>> begin ROWS
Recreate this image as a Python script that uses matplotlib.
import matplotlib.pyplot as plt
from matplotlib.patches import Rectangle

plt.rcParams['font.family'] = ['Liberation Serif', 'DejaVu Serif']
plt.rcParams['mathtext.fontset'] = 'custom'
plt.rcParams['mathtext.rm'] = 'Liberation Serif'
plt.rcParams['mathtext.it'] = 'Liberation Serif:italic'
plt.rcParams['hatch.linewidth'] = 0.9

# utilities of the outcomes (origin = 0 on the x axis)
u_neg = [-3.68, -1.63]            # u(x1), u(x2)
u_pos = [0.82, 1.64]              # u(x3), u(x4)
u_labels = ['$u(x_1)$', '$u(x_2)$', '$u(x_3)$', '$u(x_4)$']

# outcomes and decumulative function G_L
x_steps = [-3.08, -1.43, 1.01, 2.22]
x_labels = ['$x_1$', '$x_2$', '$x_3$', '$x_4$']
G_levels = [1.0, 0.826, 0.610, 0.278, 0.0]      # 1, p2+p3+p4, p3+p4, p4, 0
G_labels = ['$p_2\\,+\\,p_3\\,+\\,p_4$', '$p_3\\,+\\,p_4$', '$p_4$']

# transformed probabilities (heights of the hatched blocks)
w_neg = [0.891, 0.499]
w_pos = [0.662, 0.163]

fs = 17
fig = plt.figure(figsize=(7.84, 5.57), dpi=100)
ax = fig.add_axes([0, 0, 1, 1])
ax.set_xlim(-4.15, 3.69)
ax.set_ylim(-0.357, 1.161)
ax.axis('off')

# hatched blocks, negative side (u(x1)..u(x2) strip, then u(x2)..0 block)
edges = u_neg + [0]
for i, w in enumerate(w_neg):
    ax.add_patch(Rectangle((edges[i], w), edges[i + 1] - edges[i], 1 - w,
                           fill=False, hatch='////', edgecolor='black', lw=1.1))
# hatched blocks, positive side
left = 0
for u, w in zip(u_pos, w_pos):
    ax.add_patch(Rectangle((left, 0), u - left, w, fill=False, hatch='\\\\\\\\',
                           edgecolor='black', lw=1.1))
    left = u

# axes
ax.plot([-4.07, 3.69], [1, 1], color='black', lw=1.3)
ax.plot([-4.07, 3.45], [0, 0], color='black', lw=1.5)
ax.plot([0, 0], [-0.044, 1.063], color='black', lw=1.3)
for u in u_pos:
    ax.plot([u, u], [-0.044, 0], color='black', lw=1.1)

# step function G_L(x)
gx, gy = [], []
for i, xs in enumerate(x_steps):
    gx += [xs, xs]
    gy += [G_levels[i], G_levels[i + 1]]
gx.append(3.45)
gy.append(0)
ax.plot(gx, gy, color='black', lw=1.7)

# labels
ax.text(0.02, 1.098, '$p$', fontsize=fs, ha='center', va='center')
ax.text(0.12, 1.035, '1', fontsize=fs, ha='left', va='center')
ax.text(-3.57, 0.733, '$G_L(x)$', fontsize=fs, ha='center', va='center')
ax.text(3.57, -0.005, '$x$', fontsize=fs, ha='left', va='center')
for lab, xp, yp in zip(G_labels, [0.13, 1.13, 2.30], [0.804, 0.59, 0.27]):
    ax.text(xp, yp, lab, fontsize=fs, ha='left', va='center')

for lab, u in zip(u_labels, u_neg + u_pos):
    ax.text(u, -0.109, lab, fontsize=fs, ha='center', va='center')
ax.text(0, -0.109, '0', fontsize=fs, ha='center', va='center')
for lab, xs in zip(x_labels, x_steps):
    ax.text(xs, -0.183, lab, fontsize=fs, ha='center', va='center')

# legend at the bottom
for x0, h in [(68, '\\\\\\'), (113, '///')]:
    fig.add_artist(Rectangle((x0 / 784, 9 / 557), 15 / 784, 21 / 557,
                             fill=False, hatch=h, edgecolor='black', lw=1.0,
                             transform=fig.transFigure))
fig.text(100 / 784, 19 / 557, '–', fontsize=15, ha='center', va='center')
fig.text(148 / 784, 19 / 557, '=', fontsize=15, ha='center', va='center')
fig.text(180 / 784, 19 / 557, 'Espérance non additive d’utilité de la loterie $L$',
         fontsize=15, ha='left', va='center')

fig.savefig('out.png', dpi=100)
>> end ROWS
>> begin ROWS
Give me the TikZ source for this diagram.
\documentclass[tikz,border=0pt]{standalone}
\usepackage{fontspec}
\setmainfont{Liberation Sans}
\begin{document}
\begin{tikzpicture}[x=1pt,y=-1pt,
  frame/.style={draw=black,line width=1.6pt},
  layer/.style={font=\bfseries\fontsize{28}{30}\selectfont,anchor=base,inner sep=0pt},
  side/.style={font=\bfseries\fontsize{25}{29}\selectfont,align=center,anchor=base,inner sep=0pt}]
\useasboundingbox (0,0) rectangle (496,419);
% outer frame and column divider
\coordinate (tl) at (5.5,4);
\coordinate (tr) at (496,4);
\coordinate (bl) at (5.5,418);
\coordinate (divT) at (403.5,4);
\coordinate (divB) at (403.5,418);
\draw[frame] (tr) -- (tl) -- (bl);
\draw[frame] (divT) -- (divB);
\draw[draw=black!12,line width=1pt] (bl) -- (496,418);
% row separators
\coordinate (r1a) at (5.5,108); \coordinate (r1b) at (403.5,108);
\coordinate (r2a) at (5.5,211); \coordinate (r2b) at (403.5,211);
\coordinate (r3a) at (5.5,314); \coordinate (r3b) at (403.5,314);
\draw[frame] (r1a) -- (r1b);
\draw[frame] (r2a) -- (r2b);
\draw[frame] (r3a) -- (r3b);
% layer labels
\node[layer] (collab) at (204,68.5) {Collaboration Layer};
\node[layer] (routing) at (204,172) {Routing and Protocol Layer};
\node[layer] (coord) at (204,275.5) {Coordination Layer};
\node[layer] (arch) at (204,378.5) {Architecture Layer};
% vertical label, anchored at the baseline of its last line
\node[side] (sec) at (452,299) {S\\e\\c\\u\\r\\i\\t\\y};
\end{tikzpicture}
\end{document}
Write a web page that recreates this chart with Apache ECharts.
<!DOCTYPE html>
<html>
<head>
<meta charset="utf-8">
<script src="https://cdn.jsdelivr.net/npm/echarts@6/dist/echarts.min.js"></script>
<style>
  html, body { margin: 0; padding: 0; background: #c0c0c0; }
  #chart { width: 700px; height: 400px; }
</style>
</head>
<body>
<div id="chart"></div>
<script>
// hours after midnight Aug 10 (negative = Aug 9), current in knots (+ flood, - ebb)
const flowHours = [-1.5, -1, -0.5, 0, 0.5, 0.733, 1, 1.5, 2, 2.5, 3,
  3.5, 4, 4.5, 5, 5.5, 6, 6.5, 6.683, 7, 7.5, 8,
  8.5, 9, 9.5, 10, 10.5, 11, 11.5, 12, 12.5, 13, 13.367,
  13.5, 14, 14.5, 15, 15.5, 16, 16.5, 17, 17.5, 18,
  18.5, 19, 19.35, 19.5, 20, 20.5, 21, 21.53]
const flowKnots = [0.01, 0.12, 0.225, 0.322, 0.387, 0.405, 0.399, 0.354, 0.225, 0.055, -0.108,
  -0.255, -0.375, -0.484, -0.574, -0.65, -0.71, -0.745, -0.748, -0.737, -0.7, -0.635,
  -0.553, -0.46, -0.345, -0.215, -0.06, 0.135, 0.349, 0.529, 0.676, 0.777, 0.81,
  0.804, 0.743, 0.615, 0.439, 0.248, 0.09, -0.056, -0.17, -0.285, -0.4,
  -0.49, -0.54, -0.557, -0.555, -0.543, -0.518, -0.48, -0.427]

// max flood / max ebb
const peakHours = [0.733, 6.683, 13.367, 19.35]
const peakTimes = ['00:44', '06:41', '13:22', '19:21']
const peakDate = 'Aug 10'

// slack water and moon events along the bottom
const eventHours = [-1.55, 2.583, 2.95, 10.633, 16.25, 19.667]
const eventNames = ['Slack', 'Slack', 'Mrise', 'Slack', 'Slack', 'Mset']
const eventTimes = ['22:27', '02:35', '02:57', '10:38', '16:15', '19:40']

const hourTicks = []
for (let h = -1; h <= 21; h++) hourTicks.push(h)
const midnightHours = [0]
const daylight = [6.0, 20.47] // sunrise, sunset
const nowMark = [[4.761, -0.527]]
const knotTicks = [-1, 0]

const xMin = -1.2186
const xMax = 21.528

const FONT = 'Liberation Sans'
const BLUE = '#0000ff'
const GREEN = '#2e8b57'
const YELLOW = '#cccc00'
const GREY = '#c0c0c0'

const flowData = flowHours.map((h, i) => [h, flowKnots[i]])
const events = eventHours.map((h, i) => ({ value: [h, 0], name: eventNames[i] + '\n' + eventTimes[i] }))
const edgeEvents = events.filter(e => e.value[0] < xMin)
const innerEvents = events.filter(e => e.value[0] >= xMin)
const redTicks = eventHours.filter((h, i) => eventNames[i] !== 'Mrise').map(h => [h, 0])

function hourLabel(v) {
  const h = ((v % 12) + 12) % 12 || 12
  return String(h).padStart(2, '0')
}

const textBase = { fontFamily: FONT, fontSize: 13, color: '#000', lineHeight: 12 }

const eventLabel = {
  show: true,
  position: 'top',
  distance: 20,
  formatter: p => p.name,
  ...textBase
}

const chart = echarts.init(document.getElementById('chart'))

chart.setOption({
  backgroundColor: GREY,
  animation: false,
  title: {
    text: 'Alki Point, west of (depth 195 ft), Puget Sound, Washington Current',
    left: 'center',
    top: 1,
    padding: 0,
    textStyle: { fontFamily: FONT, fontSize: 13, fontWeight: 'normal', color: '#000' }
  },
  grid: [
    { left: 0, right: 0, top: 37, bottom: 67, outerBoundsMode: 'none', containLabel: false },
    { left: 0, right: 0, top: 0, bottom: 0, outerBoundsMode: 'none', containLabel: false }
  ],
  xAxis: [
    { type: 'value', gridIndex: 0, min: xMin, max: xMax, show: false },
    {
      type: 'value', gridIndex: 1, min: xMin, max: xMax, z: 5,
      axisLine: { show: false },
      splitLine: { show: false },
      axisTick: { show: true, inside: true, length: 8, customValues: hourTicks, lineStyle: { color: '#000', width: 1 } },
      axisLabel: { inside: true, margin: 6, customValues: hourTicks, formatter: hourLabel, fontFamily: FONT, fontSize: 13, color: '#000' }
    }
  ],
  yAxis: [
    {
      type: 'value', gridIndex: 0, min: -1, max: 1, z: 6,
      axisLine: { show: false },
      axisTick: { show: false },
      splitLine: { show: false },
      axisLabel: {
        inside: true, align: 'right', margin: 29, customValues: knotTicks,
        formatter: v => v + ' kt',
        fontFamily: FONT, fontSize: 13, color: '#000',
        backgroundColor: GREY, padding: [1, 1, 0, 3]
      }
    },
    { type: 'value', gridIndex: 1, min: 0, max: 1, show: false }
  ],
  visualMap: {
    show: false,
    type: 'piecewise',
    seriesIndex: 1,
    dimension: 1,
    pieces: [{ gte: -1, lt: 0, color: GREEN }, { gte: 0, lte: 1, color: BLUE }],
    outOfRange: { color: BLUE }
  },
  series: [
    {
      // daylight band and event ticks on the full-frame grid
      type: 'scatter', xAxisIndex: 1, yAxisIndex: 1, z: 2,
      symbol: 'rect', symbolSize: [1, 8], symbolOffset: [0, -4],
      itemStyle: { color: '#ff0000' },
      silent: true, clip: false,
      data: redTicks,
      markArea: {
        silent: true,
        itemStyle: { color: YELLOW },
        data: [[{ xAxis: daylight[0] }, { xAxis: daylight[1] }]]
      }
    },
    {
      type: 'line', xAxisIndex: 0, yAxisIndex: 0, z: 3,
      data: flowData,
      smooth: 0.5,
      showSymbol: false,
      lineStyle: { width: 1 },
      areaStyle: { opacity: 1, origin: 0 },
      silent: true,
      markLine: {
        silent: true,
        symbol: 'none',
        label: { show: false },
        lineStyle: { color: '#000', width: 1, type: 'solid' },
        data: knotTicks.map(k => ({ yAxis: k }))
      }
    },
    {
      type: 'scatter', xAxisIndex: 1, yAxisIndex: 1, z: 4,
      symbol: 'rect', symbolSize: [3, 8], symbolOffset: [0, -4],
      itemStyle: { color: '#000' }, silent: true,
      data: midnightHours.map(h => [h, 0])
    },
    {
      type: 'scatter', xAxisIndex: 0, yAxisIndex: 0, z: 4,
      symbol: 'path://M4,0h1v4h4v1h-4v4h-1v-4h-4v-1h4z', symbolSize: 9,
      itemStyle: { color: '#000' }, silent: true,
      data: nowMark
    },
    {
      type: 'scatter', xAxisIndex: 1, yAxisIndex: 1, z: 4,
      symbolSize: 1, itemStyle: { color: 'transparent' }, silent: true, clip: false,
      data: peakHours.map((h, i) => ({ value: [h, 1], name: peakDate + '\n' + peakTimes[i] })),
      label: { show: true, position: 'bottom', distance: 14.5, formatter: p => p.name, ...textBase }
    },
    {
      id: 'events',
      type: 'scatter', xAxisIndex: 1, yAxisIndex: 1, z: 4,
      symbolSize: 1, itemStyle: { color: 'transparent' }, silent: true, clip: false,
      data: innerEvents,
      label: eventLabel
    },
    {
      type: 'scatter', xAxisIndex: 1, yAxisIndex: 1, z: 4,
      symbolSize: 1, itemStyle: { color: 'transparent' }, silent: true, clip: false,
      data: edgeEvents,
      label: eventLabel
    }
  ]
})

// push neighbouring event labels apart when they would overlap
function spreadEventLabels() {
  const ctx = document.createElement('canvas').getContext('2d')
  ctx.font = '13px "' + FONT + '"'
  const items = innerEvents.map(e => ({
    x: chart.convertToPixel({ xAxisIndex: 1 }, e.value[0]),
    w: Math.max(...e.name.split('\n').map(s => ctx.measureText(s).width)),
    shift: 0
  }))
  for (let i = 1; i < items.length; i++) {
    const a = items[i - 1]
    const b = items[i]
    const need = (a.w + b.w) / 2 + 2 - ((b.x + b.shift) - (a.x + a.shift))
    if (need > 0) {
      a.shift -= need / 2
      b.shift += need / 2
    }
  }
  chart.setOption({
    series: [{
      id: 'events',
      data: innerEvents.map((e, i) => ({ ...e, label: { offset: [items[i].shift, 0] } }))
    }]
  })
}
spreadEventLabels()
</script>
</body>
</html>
>> end ROWS
**WRITTEN INSTRUCTION:** Which lines contain "matplotlib"? Copy each of them.

**RESULT BELOW:**
Recreate this image as a Python script that uses matplotlib.
import matplotlib.pyplot as plt
from matplotlib.patches import Rectangle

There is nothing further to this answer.